==== Provided material

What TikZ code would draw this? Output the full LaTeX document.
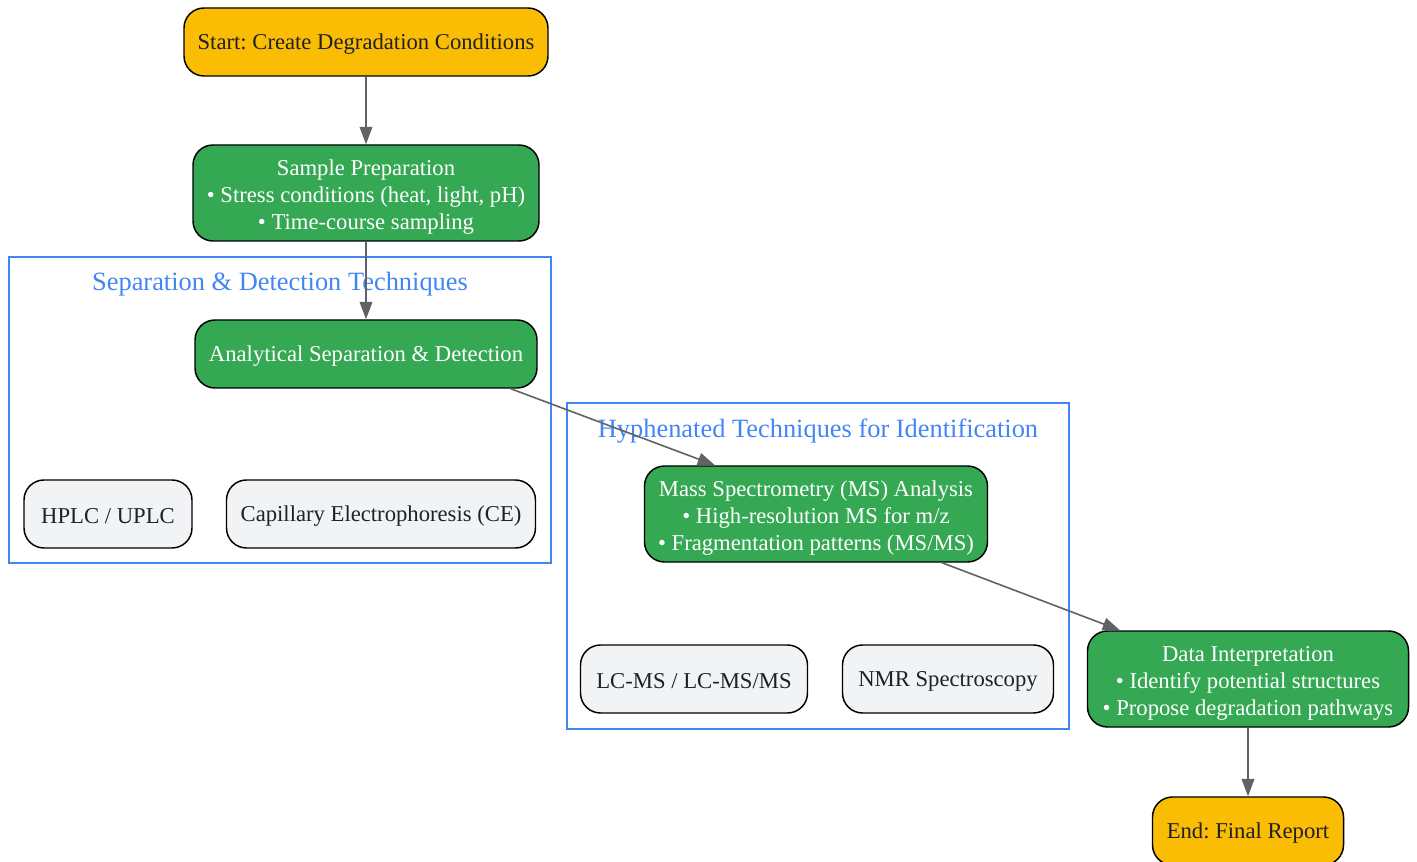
\documentclass[tikz,border=0pt]{standalone}
\usepackage{fontspec}
\setmainfont{Liberation Serif}
\usetikzlibrary{positioning,arrows.meta}
\definecolor{startyellow}{HTML}{FBBC04}
\definecolor{stepgreen}{HTML}{34A853}
\definecolor{techgray}{HTML}{F1F3F4}
\definecolor{clusterblue}{HTML}{4285F4}
\definecolor{arrowgray}{HTML}{5F6368}
\definecolor{darktext}{HTML}{202124}
\frenchspacing
\newcommand{\drop}{\rule{0pt}{17.8pt}}

\begin{document}
\begin{tikzpicture}[
x=0.75pt, y=-0.75pt,
textdrop/.style={
    execute at begin node={\rule{0pt}{#1}}
},
box/.style={
    draw=black,
    line width=1.1pt,
    rounded corners=15pt,
    align=center,
    inner sep=0pt,
    font=\fontsize{17}{20.25}\selectfont
},
terminal/.style={
    box,
    textdrop=14.8pt,
    fill=startyellow,
    text=darktext,
    minimum height=51pt
},
process/.style={
    box,
    fill=stepgreen,
    text=white
},
technique/.style={
    box,
    textdrop=14.8pt,
    fill=techgray,
    text=darktext,
    minimum height=51pt
},
cluster/.style={
    draw=clusterblue,
    line width=1pt
},
clusterlabel/.style={
    text=clusterblue,
    font=\fontsize{19.8}{23}\selectfont
},
flow/.style={
    draw=arrowgray,
    line width=1.2pt,
    -{Triangle[length=13pt,width=9.5pt]}
}
]
\useasboundingbox (0,0) rectangle (1417,862);

% clusters
\draw[cluster] (9,257) rectangle (551,563);
\node[clusterlabel] (seplabel) at (280,284.5) {Separation \& Detection Techniques};
\draw[cluster] (567,403) rectangle (1069,729);
\node[clusterlabel] (hyplabel) at (818,431.5) {Hyphenated Techniques for Identification};

% nodes
\node[terminal, minimum width=273pt] (start) at (366,42) {Start: Create Degradation Conditions};
\node[process, minimum width=259.5pt, minimum height=72pt] (prep) at (366,193)
    {\drop Sample Preparation\\• Stress conditions (heat, light, pH)\\• Time-course sampling};
\node[process, textdrop=14.8pt, minimum width=256.5pt, minimum height=51pt] (analysis) at (366,354)
    {Analytical Separation \& Detection};
\node[technique, minimum width=126pt] (hplc) at (108,514) {HPLC / UPLC};
\node[technique, minimum width=231.75pt] (ce) at (381,514) {Capillary Electrophoresis (CE)};
\node[process, minimum width=257.25pt, minimum height=72pt] (ms) at (816,514)
    {\drop Mass Spectrometry (MS) Analysis\\• High-resolution MS for m/z\\• Fragmentation patterns (MS/MS)};
\node[technique, minimum width=170.25pt] (lcms) at (694,679) {LC-MS / LC-MS/MS};
\node[technique, minimum width=158.25pt] (nmr) at (948,679) {NMR Spectroscopy};
\node[process, minimum width=240.75pt, minimum height=72pt] (data) at (1248,679)
    {\drop Data Interpretation\\• Identify potential structures\\• Propose degradation pathways};
\node[terminal, minimum width=143.25pt] (end) at (1248,831) {End: Final Report};

% connectors
\draw[flow] (start) -- (prep);
\draw[flow] (prep) -- (analysis);
\draw[flow] (analysis.south east) ++(-27,0) coordinate (a1) (a1) -- (ms.north west -| 715,466);
\draw[flow] (ms.south) ++(126,0) coordinate (m1) (m1) -- (data.north west -| 1120,631);
\draw[flow] (data) -- (end);
\end{tikzpicture}
\end{document}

========

Given exercise: From the first line of the material down to the line containing "(hyplabel) at (818,431.5)", inclusive, return each line exactly, skipping any picture.

Exercise response:
What TikZ code would draw this? Output the full LaTeX document.
\documentclass[tikz,border=0pt]{standalone}
\usepackage{fontspec}
\setmainfont{Liberation Serif}
\usetikzlibrary{positioning,arrows.meta}
\definecolor{startyellow}{HTML}{FBBC04}
\definecolor{stepgreen}{HTML}{34A853}
\definecolor{techgray}{HTML}{F1F3F4}
\definecolor{clusterblue}{HTML}{4285F4}
\definecolor{arrowgray}{HTML}{5F6368}
\definecolor{darktext}{HTML}{202124}
\frenchspacing
\newcommand{\drop}{\rule{0pt}{17.8pt}}

\begin{document}
\begin{tikzpicture}[
x=0.75pt, y=-0.75pt,
textdrop/.style={
    execute at begin node={\rule{0pt}{#1}}
},
box/.style={
    draw=black,
    line width=1.1pt,
    rounded corners=15pt,
    align=center,
    inner sep=0pt,
    font=\fontsize{17}{20.25}\selectfont
},
terminal/.style={
    box,
    textdrop=14.8pt,
    fill=startyellow,
    text=darktext,
    minimum height=51pt
},
process/.style={
    box,
    fill=stepgreen,
    text=white
},
technique/.style={
    box,
    textdrop=14.8pt,
    fill=techgray,
    text=darktext,
    minimum height=51pt
},
cluster/.style={
    draw=clusterblue,
    line width=1pt
},
clusterlabel/.style={
    text=clusterblue,
    font=\fontsize{19.8}{23}\selectfont
},
flow/.style={
    draw=arrowgray,
    line width=1.2pt,
    -{Triangle[length=13pt,width=9.5pt]}
}
]
\useasboundingbox (0,0) rectangle (1417,862);

% clusters
\draw[cluster] (9,257) rectangle (551,563);
\node[clusterlabel] (seplabel) at (280,284.5) {Separation \& Detection Techniques};
\draw[cluster] (567,403) rectangle (1069,729);
\node[clusterlabel] (hyplabel) at (818,431.5) {Hyphenated Techniques for Identification};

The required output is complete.